2. Lead from the trenches and be accessible.
“I don’t have my own office. We have a big loft space, so everyone works out in the open, myself included. We sit and work together, on couches, at coffee tables. We shoot pool. You can play ping pong or use the bar at the office. People come and go as they please and we tend to get a lot more work done because of the laid-back atmosphere. There’s a lot more collaboration happening and it’s nice to be a part of it, not in some corner office away from everyone. Everyone in the company has my number, Michael’s number and George’s number, and they know they can call anyone at any time.”
3. Hire for personality over experience.
“I’ve hired people I’ve met at parties and other events, and I’ve hired a lot of people right out of college. It’s really based on personality as opposed to experience. Most of our employees have never been in the liquor business, but they’re so passionate about our product, they love it, and some of them have come to us, requesting interviews, and I like that hustle.”
4. Know what you know and what you don’t know, and hire to fill the gaps.
“I know what I know and I also know what I don’t know, and I make sure I hire the right people who can teach me. Before getting into Casamigo, I knew the liquor business from the other side.
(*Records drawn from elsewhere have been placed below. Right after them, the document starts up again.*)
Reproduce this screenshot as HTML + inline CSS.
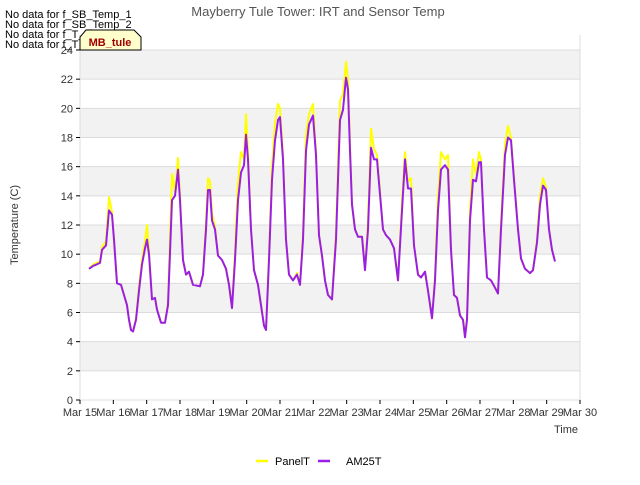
<!DOCTYPE html>
<html><head><meta charset="utf-8"><style>
body{margin:0;background:#fff;font-family:"Liberation Sans",sans-serif}
svg text{font-family:"Liberation Sans",sans-serif}
</style></head><body>
<svg id="chart" width="640" height="480">
<g id="bands"></g><g id="grid"></g><g id="ticks"></g><g id="series"></g>
<text x="318" y="16" text-anchor="middle" font-size="13" fill="#555">Mayberry Tule Tower: IRT and Sensor Temp</text>
<text x="18" y="225" text-anchor="middle" font-size="11" fill="#333" transform="rotate(-90 18 225)">Temperature (C)</text>
<text x="566" y="433" text-anchor="middle" font-size="11" fill="#333">Time</text>
<g font-size="11" fill="#000">
<text x="5" y="18">No data for f_SB_Temp_1</text>
<text x="5" y="28">No data for f_SB_Temp_2</text>
<text x="5" y="38">No data for f_T_Temp_1</text>
<text x="5" y="48">No data for f_T_Temp_2</text>
</g>
<g>
<path d="M80,50 L80,37 L86,30 L134,30 L141,37 L141,50 Z" fill="#ffffcc" stroke="#000"/>
<text x="110" y="46" text-anchor="middle" font-size="11" font-weight="bold" fill="#a00000">MB_tule</text>
</g>
<g>
<line x1="256" y1="461" x2="268" y2="461" stroke="#ffff00" stroke-width="2.5"/>
<text x="275" y="465" font-size="11">PanelT</text>
<line x1="318" y1="461" x2="330" y2="461" stroke="#9b1ee6" stroke-width="2.5"/>
<text x="346" y="465" font-size="11">AM25T</text>
</g>
</svg>
<script>
const days=[0.27,0.4,0.5,0.6,0.66,0.78,0.87,0.96,1.02,1.11,1.23,1.32,1.41,1.47,1.53,1.59,1.68,1.77,1.86,1.95,2.01,2.07,2.16,2.25,2.31,2.43,2.55,2.64,2.76,2.85,2.94,3.0,3.09,3.18,3.27,3.39,3.6,3.69,3.78,3.84,3.9,3.96,4.05,4.14,4.26,4.38,4.47,4.56,4.65,4.74,4.83,4.92,4.98,5.04,5.13,5.22,5.34,5.43,5.52,5.58,5.67,5.76,5.85,5.94,6.0,6.09,6.18,6.27,6.39,6.51,6.6,6.69,6.78,6.87,6.99,7.08,7.17,7.26,7.35,7.44,7.56,7.68,7.8,7.89,7.98,8.04,8.1,8.16,8.25,8.34,8.46,8.55,8.64,8.73,8.82,8.91,9.0,9.09,9.18,9.3,9.42,9.54,9.66,9.75,9.84,9.93,10.02,10.14,10.23,10.35,10.44,10.56,10.65,10.74,10.83,10.95,11.04,11.13,11.22,11.31,11.4,11.49,11.55,11.61,11.7,11.79,11.88,11.97,12.03,12.12,12.21,12.33,12.45,12.54,12.63,12.75,12.84,12.93,13.02,13.14,13.23,13.35,13.5,13.59,13.71,13.8,13.89,13.98,14.07,14.16,14.25];
const am25t=[9.0,9.2,9.3,9.4,10.3,10.6,13.0,12.7,11.0,8.0,7.9,7.2,6.5,5.5,4.8,4.7,5.5,7.5,9.3,10.4,11.0,10.0,6.9,7.0,6.2,5.3,5.3,6.5,13.7,14.0,15.8,13.7,9.6,8.6,8.8,7.9,7.8,8.6,11.7,14.4,14.4,12.3,11.7,9.9,9.6,9.0,7.9,6.3,9.6,13.7,15.6,16.1,18.2,16.5,11.7,8.9,7.9,6.5,5.1,4.8,9.6,15.1,17.8,19.2,19.4,16.5,11.0,8.6,8.2,8.6,7.9,11.0,17.1,18.9,19.5,16.8,11.3,9.9,8.2,7.2,6.9,11.0,19.2,19.9,22.1,21.3,17.1,13.4,11.7,11.2,11.2,8.9,11.7,17.3,16.5,16.5,14.1,11.7,11.3,11.0,10.4,8.2,13.0,16.5,14.5,14.5,10.6,8.6,8.4,8.8,7.5,5.6,8.2,13.0,15.8,16.1,15.8,10.3,7.2,7.0,5.8,5.5,4.3,5.5,12.3,15.1,15.0,16.3,16.3,11.7,8.4,8.2,7.7,7.3,11.7,16.8,18.0,17.8,15.1,11.7,9.7,9.0,8.7,8.9,10.8,13.4,14.7,14.4,11.7,10.3,9.5];
const panelt=[9.0,9.3,9.4,9.5,10.5,10.9,13.9,12.9,11.0,8.0,7.9,7.2,6.5,5.5,4.8,4.7,5.6,7.8,9.6,10.9,12.0,10.2,6.9,7.0,6.2,5.3,5.3,6.7,15.5,14.3,16.6,14.0,9.6,8.6,8.8,7.9,7.8,8.7,12.2,15.2,15.0,12.8,11.9,9.9,9.6,9.0,7.9,6.3,10.2,15.0,17.0,16.5,19.6,17.0,11.7,8.9,7.9,6.5,5.1,4.8,10.0,16.0,19.0,20.3,20.0,16.8,11.0,8.6,8.2,8.7,7.9,11.5,18.2,19.6,20.3,17.0,11.3,9.9,8.2,7.2,6.9,11.5,20.5,21.0,23.2,22.0,17.5,13.4,11.7,11.2,11.2,8.9,12.3,18.6,17.2,16.8,14.3,11.7,11.3,11.0,10.4,8.2,13.6,17.0,15.0,15.2,10.6,8.6,8.4,8.8,7.5,5.6,8.5,14.0,17.0,16.5,16.8,10.3,7.2,7.0,5.8,5.5,4.3,5.7,13.0,16.5,15.5,17.0,16.5,11.7,8.4,8.2,7.7,7.3,12.2,17.5,18.8,18.0,15.3,11.7,9.7,9.0,8.7,8.9,11.0,14.0,15.2,14.6,11.7,10.3,9.5];
const xTickLabels=["Mar 15","Mar 16","Mar 17","Mar 18","Mar 19","Mar 20","Mar 21","Mar 22","Mar 23","Mar 24","Mar 25","Mar 26","Mar 27","Mar 28","Mar 29","Mar 30"];
const yTicks=[0,2,4,6,8,10,12,14,16,18,20,22,24];
const NS="http://www.w3.org/2000/svg";
const X0=80,X1=580,Y0=400,YTOP=35;
const xs=d=>X0+d*(X1-X0)/15;
const ys=v=>Y0-v*(Y0-50)/24;
function mk(tag,attrs,parent){const e=document.createElementNS(NS,tag);for(const k in attrs)e.setAttribute(k,attrs[k]);parent.appendChild(e);return e;}
const bands=document.getElementById('bands'),grid=document.getElementById('grid'),ticks=document.getElementById('ticks'),series=document.getElementById('series');
mk('rect',{x:X0,y:YTOP,width:X1-X0,height:Y0-YTOP,fill:'#fff'},bands);
for(let v=2;v<24;v+=4){const r=mk('rect',{x:X0,y:ys(v+2),width:X1-X0,height:ys(v)-ys(v+2),fill:'#f2f2f2'},bands);

}
yTicks.forEach(v=>{const l=mk('line',{x1:X0,x2:X1,y1:ys(v),y2:ys(v),stroke:'#dcdcdc'},grid);


mk('line',{x1:X0-4,x2:X0,y1:ys(v),y2:ys(v),stroke:'#000'},ticks);
const t=mk('text',{x:X0-7,y:ys(v)+4,'text-anchor':'end','font-size':11,fill:'#333'},ticks);t.textContent=v;

});
mk('line',{x1:X1,x2:X1,y1:YTOP,y2:Y0,stroke:'#dcdcdc'},grid);
mk('line',{x1:X0,x2:X0,y1:YTOP,y2:Y0,stroke:'#dcdcdc'},grid);
xTickLabels.forEach((lab,i)=>{mk('line',{x1:xs(i),x2:xs(i),y1:Y0,y2:Y0+4,stroke:'#000'},ticks);
const t=mk('text',{x:xs(i),y:Y0+16,'text-anchor':'middle','font-size':11,fill:'#333'},ticks);t.textContent=lab;

});
function line(vals,color,name){const p=mk('polyline',{points:days.map((d,i)=>xs(d).toFixed(1)+','+ys(vals[i]).toFixed(1)).join(' '),fill:'none',stroke:color,'stroke-width':2,'stroke-linejoin':'round'},series);

}
line(panelt,'#ffff00','panelt-line');
line(am25t,'#9b1ee6','am25t-line');
</script>
</body></html>
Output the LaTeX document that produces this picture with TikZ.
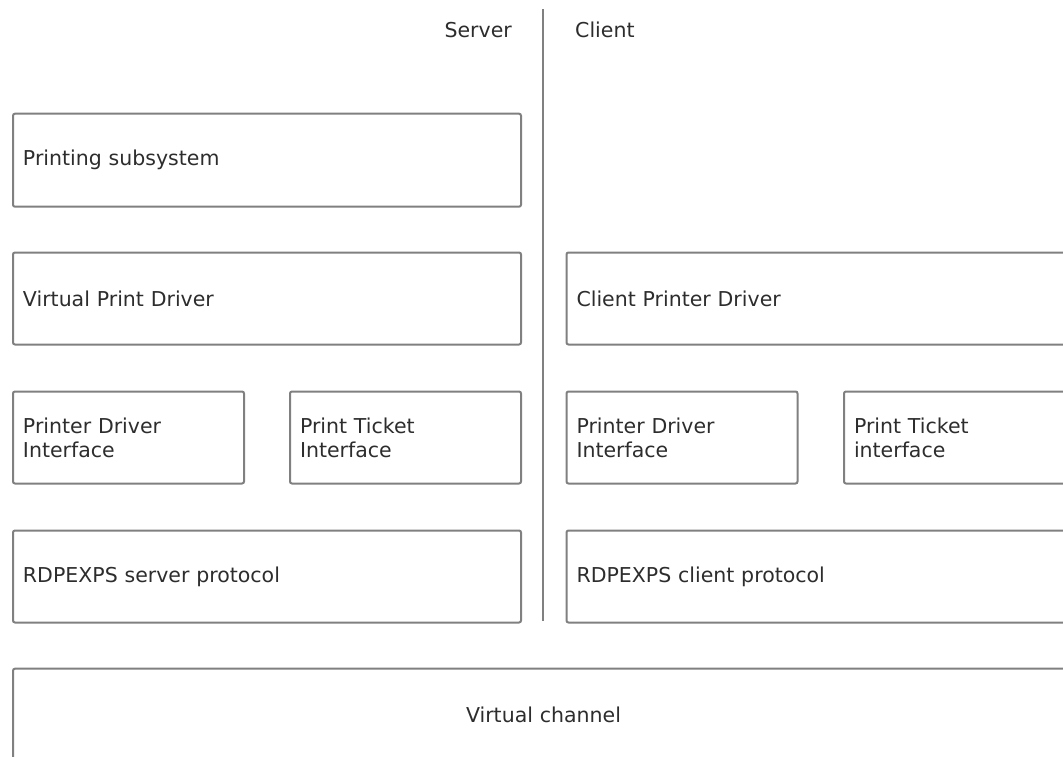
\documentclass[tikz,border=0pt]{standalone}
\usepackage{fontspec}
\setmainfont{DejaVu Sans}
\definecolor{edge}{RGB}{128,128,128}
\definecolor{ink}{RGB}{45,45,45}
\begin{document}
\begin{tikzpicture}[x=1pt,y=1pt,
  box/.style={draw=edge, line width=2pt, rounded corners=2pt, anchor=north west,
    inner xsep=9pt, inner ysep=0pt, align=left, text=ink,
    font=\fontsize{20.5}{24}\selectfont},
  wide/.style={box, minimum width=508pt, minimum height=93pt, text width=488pt},
  narrow/.style={box, minimum width=231pt, minimum height=92pt, text width=211pt},
  lbl/.style={text=ink, font=\fontsize{20.5}{24}\selectfont, inner sep=0pt}]
\useasboundingbox (0,0) rectangle (1063,-757);
% divider
\coordinate (dtop) at (542.5,-9.5);
\coordinate (dbot) at (542.5,-621);
\draw[edge, line width=2pt] (dtop) -- (dbot);
\node[lbl, anchor=base east] (server) at (512,-37.5) {Server};
\node[lbl, anchor=base west] (client) at (575,-37.5) {Client};
% server side
\node[wide] (ps) at (12,-112.7) {Printing subsystem};
\node[wide, minimum height=92pt] (vpd) at (12,-251.5) {Virtual Print Driver};
\node[narrow] (spdi) at (12,-390.5) {Printer Driver\\Interface};
\node[narrow] (spti) at (289,-390.5) {Print Ticket\\Interface};
\node[wide, minimum height=92pt] (srp) at (12,-529.5) {RDPEXPS server protocol};
% client side
\node[wide, minimum height=92pt] (cpd) at (565.5,-251.5) {Client Printer Driver};
\node[narrow] (cpdi) at (565.5,-390.5) {Printer Driver\\Interface};
\node[narrow] (cpti) at (843,-390.5) {Print Ticket\\interface};
\node[wide, minimum height=92pt] (crp) at (565.5,-529.5) {RDPEXPS client protocol};
% virtual channel
\node[box, minimum width=1061pt, minimum height=93pt, text width=1043pt, align=center] (vc) at (12,-667.7) {Virtual channel};
\end{tikzpicture}
\end{document}
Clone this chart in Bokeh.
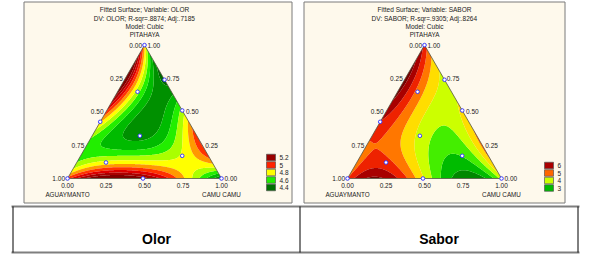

I just knew when we got the right sample of the tequila that that was perfect for us. But I had to learn the business and I had to hire a liquor importer who could show me the way, pros who created Gray Goose and Jägermeister. I ended up hiring him as CEO of Casamigos Importing.”
5. Let employees pursue their passions and they will shine.
“We might have someone who graduated from the University of Southern California and their degree is marketing, but they’re wanting to get into development or sales or some other non-marketing aspect of the business, and we’re happy to give that person a shot at whatever their passion is. Even when you hire someone for a specific job, leave it open for them, and if they’re better or more excited about doing something else for you, let them.”
6. Be passionately authentic or risk losing trust.
“It’s not about who has the most beautiful bottle or marketing or advertising. The product within the bottle, or whichever product or service you’re putting out there, has to be great and the brand story behind it has to be great. The quality has to shine through and people who sell it have to really believe in it and be authentically passionate about it. Otherwise, it’s hard to believe the brand story and it doesn’t work. Don’t be a nameless, faceless company that has no authenticity. People can feel that.”
7. Don’t wait for the right opportunity. Create it.
“Go out and make it happen. Don’t wait for the right moment or thing to come along. To me, it’s important, always in life, to never wonder what would’ve happened if I only tried something. What do you have to lose? You only lose if you don’t try something. You’ll be filled with regret, think about it constantly and think ‘What if?’ Try different things and, if it doesn’t work out, then try something else. Follow what you love in business and life. It may not work out, but get up and try again. Never stop trying.”